9. Conclusions and future perspectives

Evidence from recent studies clearly indicate the importance of EMT induction in the etiology of lung diseases associated with nickel exposure. TGF-β is an important regulator of a number of pathogenic processes [198]. It is clear that the activation of TGF-β signaling by nickel exposure is an important event in nickel pathogenesis. Although some mechanisms such as impaired H₂S production [88] and activation of TLR4 signaling [8] could begin to explain the underlying mechanisms, further investigation is necessary to fully understand this critically important process. Similarly, HIF-1 signaling, which could directly regulate the expression of EMT associated factors including ZEB, TWIST and SNAIL, is an important EMT inducer. The mechanisms underlying nickel-mediated HIF-1α stabilization is well understood. Future studies will reveal the importance of HIF-1 signaling in nickel-induced lung diseases.

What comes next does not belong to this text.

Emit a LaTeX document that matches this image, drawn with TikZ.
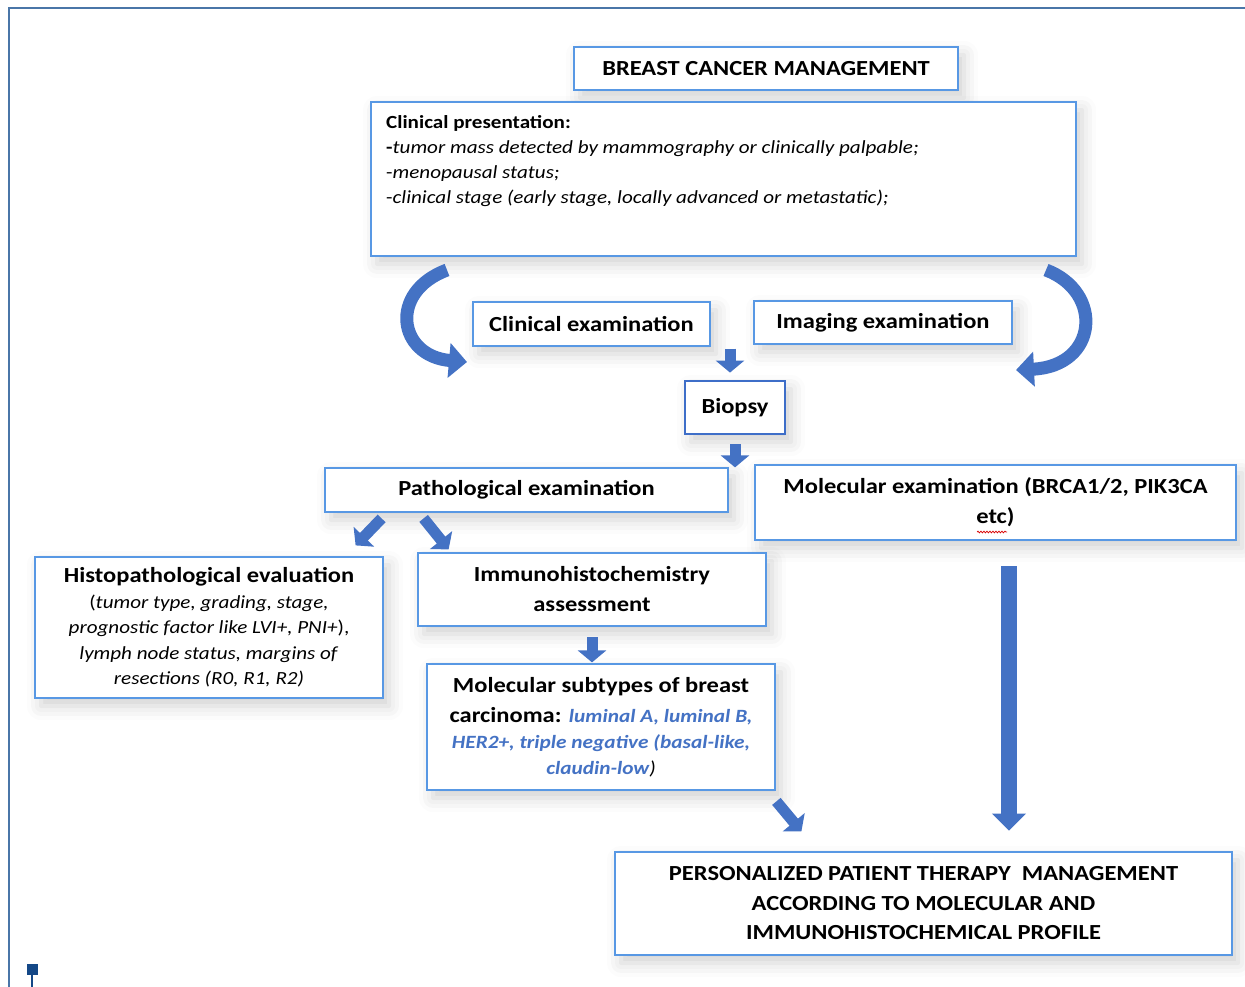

In addition to TGF-β and HIF-1 signaling, epigenetic deregulation constitutes an important phenomenon that is associated with nickel-induced EMT. The mutagenic potential of nickel compounds is low and accumulating evidence suggest aberrant epigenetic changes as major drivers of nickel toxicity. Consequently, nickel-induced epigenetic changes have been extensively characterized by a number of studies [113, 130]. However, epigenetic changes related to EMT induction is only beginning to be understood. Although inactivation of 2-OG dioxygenases potentially plays a major role in the aberrant epigenetic changes caused by nickel exposure, the mechanisms associated with nickel-induced dysregulation of the epigenome are not fully understood. Bivalency resolution via loss of H3K27me3 at the ZEB1 promoter plays an important role in EMT induction by nickel. However, the underlying mechanisms remain unclear. Bivalent chromatin, which poises genes for activation upon receiving appropriate stimuli, is present in all cell types. However, it is more prevalent in the embryonic stem (ES) cells, where the developmental gene promoters are marked by both active and repressive epigenetic marks [111, 129, 199]. EMT is involved in a number of early developmental processes such as gastrulation and neural crest formation. Therefore, it is reasonable to speculate that nickel exposure could have significant deleterious consequences during early development, and this warrants in-depth investigation in the future. Thus, while the current studies have shed important light on the contribution of EMT to nickel-induced lung diseases, there are a number of open questions and exciting avenues for future research.